Au contraire, la lutte contre l’antisémitisme de Tsedek est intimement liée à tous les autres antiracismes. L’antisémitisme, comme tous les racismes, a ses spécificités, mais en faire un racisme exceptionnel est une faute politique : la lutte antiraciste sera commune ou ne sera pas. Dans la lutte contre l’antisémitisme, comme dans toutes les luttes, « la boussole ne peut être que celle de la justice, de l’émancipation collective et des débouchés politiques en rupture avec les structures qui produisent l’antisémitisme. Sans cela, elle est désarmée » [7].
Daniel (UCL Lyon)
[1] Un événement prévu le 6 janvier, au Cirque Electrique de Paris intitulé « contre l’antisémitisme, son instrumentalisation et pour la paix révolutionnaire en Palestine » a été annulé par la mairie qui prêtait la salle, possiblement en cédant à des menaces de groupes sionistes d’extrême droite. Le 30janvier, c’était une projection du film La Zone d’intérêt en présence de la chercheuse Sadia Agsous-Bienstein, prévue au cinéma Magestic Bastille, qui était déprogrammée en dernière minute. Une nouvelle séance était prévue le 6 février, avec l’historien Johann Chapoutot comme deuxième invité. Celui-ci a décliné l’invitation en dernière minute, et la salle de cinéma a refusé que la première s’exprime seule, avec des justifications dont l’intéressée a souligné le sous-texte raciste.
[2] Sur le site Akadem, une chronique intitulée « Tsedek et Neturei Karta, les Juifs préférés des antisémites » présente par exemple Tsedek comme un groupe « marginal et surmédiatisé ».
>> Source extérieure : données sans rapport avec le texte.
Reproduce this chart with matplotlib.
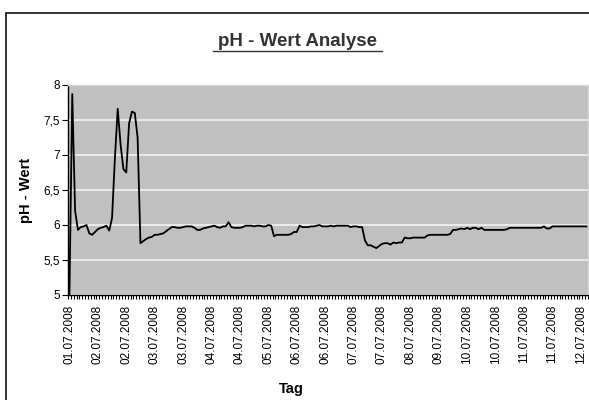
import numpy as np
import matplotlib.pyplot as plt
from matplotlib.lines import Line2D
from matplotlib.patches import Rectangle

plt.rcParams['font.family'] = ['Liberation Sans', 'DejaVu Sans']

# pH-Messwerte, ein Wert je Messung (183 Messungen)
ph_werte = [
    5.00, 7.87, 6.20, 5.93, 5.97, 5.98, 6.00, 5.88, 5.86, 5.90,
    5.94, 5.96, 5.97, 5.99, 5.92, 6.10, 6.95, 7.66, 7.15, 6.80,
    6.75, 7.45, 7.62, 7.60, 7.25, 5.74, 5.77, 5.80, 5.82, 5.83,
    5.86, 5.86, 5.87, 5.88, 5.91, 5.94, 5.97, 5.97, 5.96, 5.96,
    5.97, 5.98, 5.98, 5.98, 5.96, 5.93, 5.93, 5.95, 5.96, 5.97,
    5.98, 5.99, 5.97, 5.96, 5.98, 5.98, 6.04, 5.97, 5.96, 5.96,
    5.96, 5.97, 5.99, 5.99, 5.99, 5.98, 5.99, 5.99, 5.98, 5.98,
    6.00, 5.99, 5.84, 5.86, 5.86, 5.86, 5.86, 5.86, 5.87, 5.90,
    5.90, 5.99, 5.97, 5.97, 5.97, 5.98, 5.98, 5.99, 6.00, 5.98,
    5.98, 5.98, 5.99, 5.98, 5.99, 5.99, 5.99, 5.99, 5.99, 5.97,
    5.98, 5.98, 5.97, 5.97, 5.78, 5.71, 5.71, 5.69, 5.67, 5.70,
    5.73, 5.74, 5.74, 5.72, 5.75, 5.74, 5.75, 5.75, 5.82, 5.81,
    5.81, 5.82, 5.82, 5.82, 5.82, 5.82, 5.85, 5.86, 5.86, 5.86,
    5.86, 5.86, 5.86, 5.86, 5.87, 5.93, 5.93, 5.94, 5.95, 5.94,
    5.96, 5.94, 5.96, 5.96, 5.94, 5.96, 5.93, 5.93, 5.93, 5.93,
    5.93, 5.93, 5.93, 5.93, 5.94, 5.96, 5.96, 5.96, 5.96, 5.96,
    5.96, 5.96, 5.96, 5.96, 5.96, 5.96, 5.96, 5.98, 5.95, 5.95,
    5.98, 5.98, 5.98, 5.98, 5.98, 5.98, 5.98, 5.98, 5.98, 5.98,
    5.98, 5.98, 5.98,
]

# Beschriftung jeder zehnten Messung
tag_labels = [
    '01.07.2008', '02.07.2008', '02.07.2008', '03.07.2008', '03.07.2008',
    '04.07.2008', '04.07.2008', '05.07.2008', '06.07.2008', '06.07.2008',
    '07.07.2008', '07.07.2008', '08.07.2008', '09.07.2008', '10.07.2008',
    '10.07.2008', '11.07.2008', '11.07.2008', '12.07.2008',
]
y_ticks = [5, 5.5, 6, 6.5, 7, 7.5, 8]
y_labels = ['5', '5,5', '6', '6,5', '7', '7,5', '8']

n = len(ph_werte)
x = np.arange(n)

fig = plt.figure(figsize=(5.89, 4.0), dpi=100)
fig.patch.set_facecolor('white')

# Rahmen des Diagrammbereichs
fig.patches.append(Rectangle((6 / 589, -0.1), 1.2, 1 - 13 / 400 + 0.1,
                             transform=fig.transFigure, fill=False,
                             edgecolor='#222222', linewidth=1.3))

ax = fig.add_axes([68 / 589, 1 - 295 / 400, 520 / 589, 210 / 400])
ax.set_facecolor('#C0C0C0')
ax.plot(x, ph_werte, color='black', linewidth=1.3, clip_on=True)

ax.set_xlim(-0.5, n - 0.5)
ax.set_ylim(5, 8)
ax.set_yticks(y_ticks)
ax.set_yticklabels(y_labels, fontsize=8.5)
ax.yaxis.grid(True, color='#EEEEEE', linewidth=1.3)
ax.set_axisbelow(True)

ax.set_xticks(x[::10])
ax.set_xticklabels(tag_labels, rotation=90, fontsize=8.5)
ax.set_xticks(np.arange(n + 1) - 0.5, minor=True)
ax.tick_params(axis='x', which='major', length=0, pad=7)
ax.tick_params(axis='x', which='minor', length=3, width=0.8, direction='out')
ax.tick_params(axis='y', length=4, width=0.8, pad=2)

for side in ['left', 'bottom']:
    ax.spines[side].set_color('black')
    ax.spines[side].set_linewidth(1.0)
for side in ['top', 'right']:
    ax.spines[side].set_color('#D8D8D8')
    ax.spines[side].set_linewidth(1.0)

fig.text(26 / 589, 1 - 190 / 400, 'pH - Wert', rotation=90, fontsize=10.5,
         fontweight='bold', ha='center', va='center')
fig.text(291 / 589, 1 - 389 / 400, 'Tag', fontsize=10.5,
         fontweight='bold', ha='center', va='center')

# Titel mit Unterstreichung
fig.text(297.5 / 589, 1 - 41 / 400, 'pH - Wert Analyse', fontsize=13.5,
         fontweight='bold', color='#333333', ha='center', va='center')
fig.lines.append(Line2D([213 / 589, 382 / 589], [1 - 51 / 400, 1 - 51 / 400],
                        transform=fig.transFigure, color='#333333', linewidth=1.0))

fig.savefig('out.png', dpi=100)
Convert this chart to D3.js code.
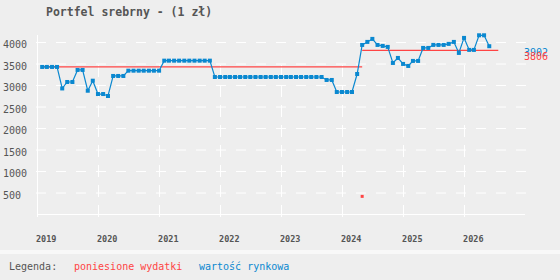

[3] « Avec la gauche kurde le 6 janvier Justice et vérité pour les six assassinats ! », Alternative libertaire, Février 2024
[4] https://x.com/TSDKcollectif/status/1749834211131805949
[5] Pour une présentation de l’UJFP dans les colonnes d’Alternative Libertaire : « Pierre Stambul (UJFP) : “Notre audience s’accroît” » , Alternative Libertaire, mai 2009
[6] L’UCL a développé une position très similaire dans notre communiqué du 18 novembre 2023, « Lutte contre l’antisémitisme : les tentatives dangereuses de réappropriation par l’extrême droite »
[7] Tsedek, « L’antisémitisme doit être combattu, son instrumentalisation aussi », 3 novembre 2023.